[Data shown]:
◆ ◆ ◆
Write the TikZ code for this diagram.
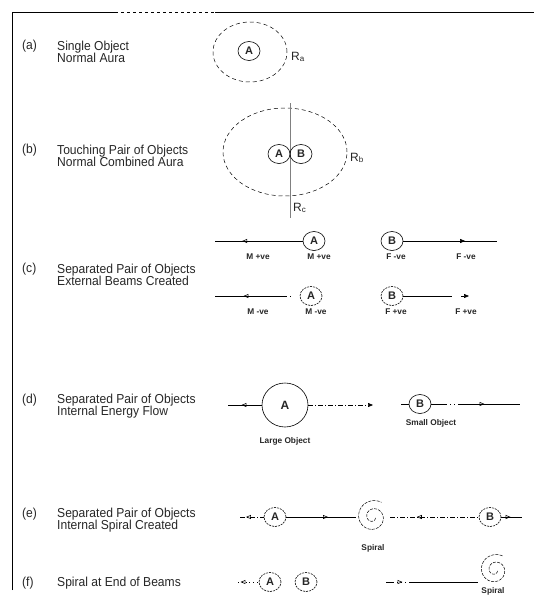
\documentclass[tikz,border=0pt]{standalone}
\usepackage{fontspec}
\setmainfont{Liberation Sans}
\newfontfamily\lblfont[FakeStretch=0.93]{Liberation Sans}
\usetikzlibrary{arrows.meta,decorations.markings,shapes.geometric}
\newcommand\myspiral[3]{\draw[line width=0.5pt,dash pattern=on 3pt off 1.2pt] plot[domain=0:640,samples=160,variable=\t] ({#1+(2.5+#3*\t/640)*cos(\t+20)},{#2+(2.5+#3*\t/640)*sin(\t+20)});}
\begin{document}
\begin{tikzpicture}[x=1pt,y=-1pt,
  every node/.style={text=black!85},
  lbl/.style={anchor=west,font=\lblfont\fontsize{13}{12.5}\selectfont,align=left,inner sep=0pt},
  obj/.style={ellipse,draw,line width=0.6pt,minimum width=22pt,minimum height=19pt,inner sep=0pt,font=\fontsize{11}{11}\selectfont\bfseries},
  dobj/.style={obj,dash pattern=on 2pt off 1pt},
  tag/.style={font=\fontsize{8.3}{9}\selectfont\bfseries,inner sep=0pt},
  rlab/.style={anchor=west,inner sep=0pt,font=\fontsize{12}{12}\selectfont},
  ln/.style={line width=0.6pt},
  dd/.style={ln,dash pattern=on 5pt off 2pt on 1pt off 2pt},
  aura/.style={draw,dash pattern=on 4pt off 3pt,line width=0.5pt,ellipse},
  markR/.style={postaction={decorate},decoration={markings,mark=at position #1 with {\arrow{Triangle[open,length=5pt,width=4pt]}}}},
  markRf/.style={postaction={decorate},decoration={markings,mark=at position #1 with {\arrow{Triangle[length=5pt,width=4pt]}}}},
  markL/.style={postaction={decorate},decoration={markings,mark=at position #1 with {\arrowreversed{Triangle[open,length=5pt,width=4pt]}}}},
  spir/.style={circle,minimum size=34pt,inner sep=0pt}
]
\useasboundingbox (0,0) rectangle (534,597);
% frame
\draw[ln] (12,590) -- (12,12) -- (115,12);
\draw[ln,dashed] (115,12) -- (215,12);
\draw[ln] (215,12) -- (534,12);
% left labels
\node[lbl] (ta) at (22,46) {(a)};
\node[lbl] (la) at (57,52) {Single Object\\Normal Aura};
\node[lbl] (tb) at (22,150) {(b)};
\node[lbl] (lb) at (57,156) {Touching Pair of Objects\\Normal Combined Aura};
\node[lbl] (tc) at (22,269) {(c)};
\node[lbl] (lc) at (57,275) {Separated Pair of Objects\\External Beams Created};
\node[lbl] (td) at (22,400) {(d)};
\node[lbl] (ld) at (57,406) {Separated Pair of Objects\\Internal Energy Flow};
\node[lbl] (te) at (22,514) {(e)};
\node[lbl] (le) at (57,520) {Separated Pair of Objects\\Internal Spiral Created};
\node[lbl] (tf) at (22,583) {(f)};
\node[lbl] (lf) at (57,583) {Spiral at End of Beams};
% (a)
\node[aura,minimum width=74pt,minimum height=60pt] (auraA) at (250,52) {};
\node[obj] (a0) at (249,51) {A};
\node[rlab] (ra) at (291,57) {R\textsubscript{a}};
% (b)
\node[aura,minimum width=124pt,minimum height=88pt] (auraB) at (285,152) {};
\coordinate (ct) at (290,103);
\coordinate (cb) at (290,218);
\draw[ln,gray] (ct) -- (cb);
\node[obj] (bA) at (279,154) {A};
\node[obj] (bB) at (301,154) {B};
\node[rlab] (rb) at (350,158) {R\textsubscript{b}};
\node[rlab] (rc) at (293,208) {R\textsubscript{c}};
% (c) row 1
\coordinate (c1l) at (215,241);
\node[obj] (cA1) at (314,241) {A};
\node[obj] (cB1) at (392,241) {B};
\coordinate (c1r) at (497,241);
\draw[ln,markL=0.31] (c1l) -- (cA1);
\draw[ln,markRf=0.66] (cB1) -- (c1r);
\node[tag] (m1) at (258,257) {M +ve};
\node[tag] (m2) at (319,257) {M +ve};
\node[tag] (f1) at (396,257) {F -ve};
\node[tag] (f2) at (466,257) {F -ve};
% (c) row 2
\coordinate (c2l) at (215,296);
\coordinate (c2m) at (292,296);
\node[dobj] (cA2) at (311,296) {A};
\node[dobj] (cB2) at (392,296) {B};
\coordinate (c2n) at (452,296);
\coordinate (c2a) at (461,296);
\coordinate (c2b) at (469,296);
\draw[ln,dash pattern=on 72pt off 3pt on 1pt off 10pt,markL=0.37] (c2l) -- (c2m);
\draw[ln] (cB2) -- (c2n);
\draw[ln,-{Triangle[length=5pt,width=4pt]}] (c2a) -- (c2b);
\node[tag] (m3) at (258,312) {M -ve};
\node[tag] (m4) at (316,312) {M -ve};
\node[tag] (f3) at (396,312) {F +ve};
\node[tag] (f4) at (466,312) {F +ve};
% (d)
\node[draw,ellipse,ln,minimum width=46pt,minimum height=44pt,inner sep=0pt,font=\fontsize{12}{12}\selectfont\bfseries] (dA) at (285,405) {A};
\coordinate (d0) at (228,405);
\coordinate (d1) at (373,405);
\draw[ln,markL=0.4] (d0) -- (dA);
\draw[dd,-{Triangle[length=5pt,width=4pt]}] (dA) -- (d1);
\node[obj] (dB) at (420,404) {B};
\coordinate (d2) at (401,404);
\coordinate (d3) at (520,404);
\draw[ln] (d2) -- (dB);
\draw[ln,dash pattern=on 16pt off 3pt on 1pt off 3pt on 1pt off 3pt on 80pt,markR=0.6] (dB) -- (d3);
\node[tag] (dl1) at (285,441) {Large Object};
\node[tag] (dl2) at (431,423) {Small Object};
% (e)
\coordinate (e0) at (240,517);
\node[dobj] (eA) at (275,517) {A};
\node[spir] (eS) at (373,517) {};
\myspiral{373}{517}{14.5}
\node[dobj] (eB) at (490,517) {B};
\coordinate (e3) at (522,517);
\draw[dd,markL=0.25] (e0) -- (eA);
\draw[ln,markR=0.6] (eA) -- (eS);
\draw[dd,markL=0.3] (eS) -- (eB);
\draw[ln,markR=0.45] (eB) -- (e3);
\node[tag] (es) at (373,548) {Spiral};
% (f)
\coordinate (f0) at (238,582);
\node[dobj] (fA) at (270,582) {A};
\node[dobj] (fB) at (306,582) {B};
\draw[ln,dash pattern=on 0.8pt off 3pt,markL=0.12] (f0) -- (fA);
\coordinate (f2) at (386,582);
\node[spir] (fS) at (495,570) {};
\myspiral{495}{570}{13.5}
\draw[ln,dash pattern=on 8pt off 3pt on 1pt off 3pt on 1pt off 3pt on 1pt off 3pt on 80pt,markR=0.18] (f2) -- (f2 -| fS.west);
\node[tag] (fs) at (493,591) {Spiral};
\end{tikzpicture}
\end{document}
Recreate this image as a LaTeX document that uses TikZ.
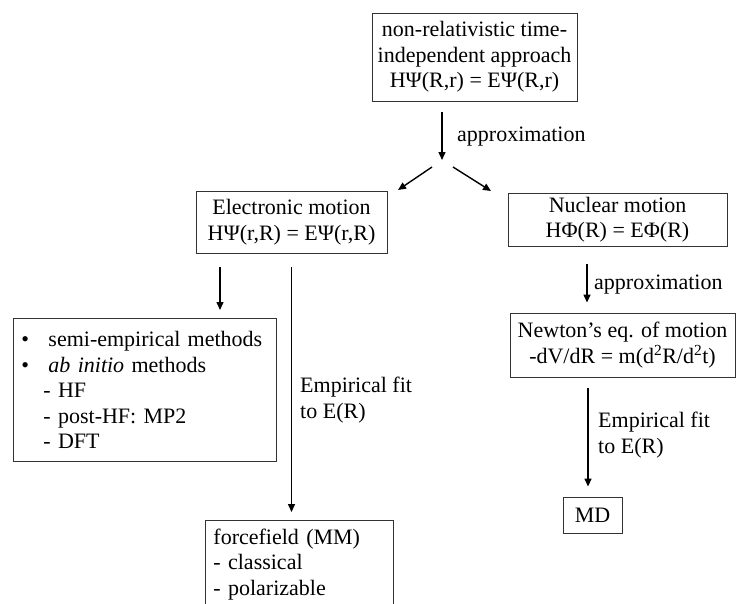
◆ ◆ ◆
[Stated problem]: Print the records word for word and exclude any picture they hold.

[Response below]:
Write the TikZ code for this diagram.
\documentclass[tikz,border=0pt]{standalone}
\usepackage{fontspec}
\setmainfont{Liberation Sans}
\newfontfamily\lblfont[FakeStretch=0.93]{Liberation Sans}
\usetikzlibrary{arrows.meta,decorations.markings,shapes.geometric}
\newcommand\myspiral[3]{\draw[line width=0.5pt,dash pattern=on 3pt off 1.2pt] plot[domain=0:640,samples=160,variable=\t] ({#1+(2.5+#3*\t/640)*cos(\t+20)},{#2+(2.5+#3*\t/640)*sin(\t+20)});}
\begin{document}
\begin{tikzpicture}[x=1pt,y=-1pt,
  every node/.style={text=black!85},
  lbl/.style={anchor=west,font=\lblfont\fontsize{13}{12.5}\selectfont,align=left,inner sep=0pt},
  obj/.style={ellipse,draw,line width=0.6pt,minimum width=22pt,minimum height=19pt,inner sep=0pt,font=\fontsize{11}{11}\selectfont\bfseries},
  dobj/.style={obj,dash pattern=on 2pt off 1pt},
  tag/.style={font=\fontsize{8.3}{9}\selectfont\bfseries,inner sep=0pt},
  rlab/.style={anchor=west,inner sep=0pt,font=\fontsize{12}{12}\selectfont},
  ln/.style={line width=0.6pt},
  dd/.style={ln,dash pattern=on 5pt off 2pt on 1pt off 2pt},
  aura/.style={draw,dash pattern=on 4pt off 3pt,line width=0.5pt,ellipse},
  markR/.style={postaction={decorate},decoration={markings,mark=at position #1 with {\arrow{Triangle[open,length=5pt,width=4pt]}}}},
  markRf/.style={postaction={decorate},decoration={markings,mark=at position #1 with {\arrow{Triangle[length=5pt,width=4pt]}}}},
  markL/.style={postaction={decorate},decoration={markings,mark=at position #1 with {\arrowreversed{Triangle[open,length=5pt,width=4pt]}}}},
  spir/.style={circle,minimum size=34pt,inner sep=0pt}
]
\useasboundingbox (0,0) rectangle (534,597);
% frame
\draw[ln] (12,590) -- (12,12) -- (115,12);
\draw[ln,dashed] (115,12) -- (215,12);
\draw[ln] (215,12) -- (534,12);
% left labels
\node[lbl] (ta) at (22,46) {(a)};
\node[lbl] (la) at (57,52) {Single Object\\Normal Aura};
\node[lbl] (tb) at (22,150) {(b)};
\node[lbl] (lb) at (57,156) {Touching Pair of Objects\\Normal Combined Aura};
\node[lbl] (tc) at (22,269) {(c)};
\node[lbl] (lc) at (57,275) {Separated Pair of Objects\\External Beams Created};
\node[lbl] (td) at (22,400) {(d)};
\node[lbl] (ld) at (57,406) {Separated Pair of Objects\\Internal Energy Flow};
\node[lbl] (te) at (22,514) {(e)};
\node[lbl] (le) at (57,520) {Separated Pair of Objects\\Internal Spiral Created};
\node[lbl] (tf) at (22,583) {(f)};
\node[lbl] (lf) at (57,583) {Spiral at End of Beams};
% (a)
\node[aura,minimum width=74pt,minimum height=60pt] (auraA) at (250,52) {};
\node[obj] (a0) at (249,51) {A};
\node[rlab] (ra) at (291,57) {R\textsubscript{a}};
% (b)
\node[aura,minimum width=124pt,minimum height=88pt] (auraB) at (285,152) {};
\coordinate (ct) at (290,103);
\coordinate (cb) at (290,218);
\draw[ln,gray] (ct) -- (cb);
\node[obj] (bA) at (279,154) {A};
\node[obj] (bB) at (301,154) {B};
\node[rlab] (rb) at (350,158) {R\textsubscript{b}};
\node[rlab] (rc) at (293,208) {R\textsubscript{c}};
% (c) row 1
\coordinate (c1l) at (215,241);
\node[obj] (cA1) at (314,241) {A};
\node[obj] (cB1) at (392,241) {B};
\coordinate (c1r) at (497,241);
\draw[ln,markL=0.31] (c1l) -- (cA1);
\draw[ln,markRf=0.66] (cB1) -- (c1r);
\node[tag] (m1) at (258,257) {M +ve};
\node[tag] (m2) at (319,257) {M +ve};
\node[tag] (f1) at (396,257) {F -ve};
\node[tag] (f2) at (466,257) {F -ve};
% (c) row 2
\coordinate (c2l) at (215,296);
\coordinate (c2m) at (292,296);
\node[dobj] (cA2) at (311,296) {A};
\node[dobj] (cB2) at (392,296) {B};
\coordinate (c2n) at (452,296);
\coordinate (c2a) at (461,296);
\coordinate (c2b) at (469,296);
\draw[ln,dash pattern=on 72pt off 3pt on 1pt off 10pt,markL=0.37] (c2l) -- (c2m);
\draw[ln] (cB2) -- (c2n);
\draw[ln,-{Triangle[length=5pt,width=4pt]}] (c2a) -- (c2b);
\node[tag] (m3) at (258,312) {M -ve};
\node[tag] (m4) at (316,312) {M -ve};
\node[tag] (f3) at (396,312) {F +ve};
\node[tag] (f4) at (466,312) {F +ve};
% (d)
\node[draw,ellipse,ln,minimum width=46pt,minimum height=44pt,inner sep=0pt,font=\fontsize{12}{12}\selectfont\bfseries] (dA) at (285,405) {A};
\coordinate (d0) at (228,405);
\coordinate (d1) at (373,405);
\draw[ln,markL=0.4] (d0) -- (dA);
\draw[dd,-{Triangle[length=5pt,width=4pt]}] (dA) -- (d1);
\node[obj] (dB) at (420,404) {B};
\coordinate (d2) at (401,404);
\coordinate (d3) at (520,404);
\draw[ln] (d2) -- (dB);
\draw[ln,dash pattern=on 16pt off 3pt on 1pt off 3pt on 1pt off 3pt on 80pt,markR=0.6] (dB) -- (d3);
\node[tag] (dl1) at (285,441) {Large Object};
\node[tag] (dl2) at (431,423) {Small Object};
% (e)
\coordinate (e0) at (240,517);
\node[dobj] (eA) at (275,517) {A};
\node[spir] (eS) at (373,517) {};
\myspiral{373}{517}{14.5}
\node[dobj] (eB) at (490,517) {B};
\coordinate (e3) at (522,517);
\draw[dd,markL=0.25] (e0) -- (eA);
\draw[ln,markR=0.6] (eA) -- (eS);
\draw[dd,markL=0.3] (eS) -- (eB);
\draw[ln,markR=0.45] (eB) -- (e3);
\node[tag] (es) at (373,548) {Spiral};
% (f)
\coordinate (f0) at (238,582);
\node[dobj] (fA) at (270,582) {A};
\node[dobj] (fB) at (306,582) {B};
\draw[ln,dash pattern=on 0.8pt off 3pt,markL=0.12] (f0) -- (fA);
\coordinate (f2) at (386,582);
\node[spir] (fS) at (495,570) {};
\myspiral{495}{570}{13.5}
\draw[ln,dash pattern=on 8pt off 3pt on 1pt off 3pt on 1pt off 3pt on 1pt off 3pt on 80pt,markR=0.18] (f2) -- (f2 -| fS.west);
\node[tag] (fs) at (493,591) {Spiral};
\end{tikzpicture}
\end{document}
Recreate this image as a LaTeX document that uses TikZ.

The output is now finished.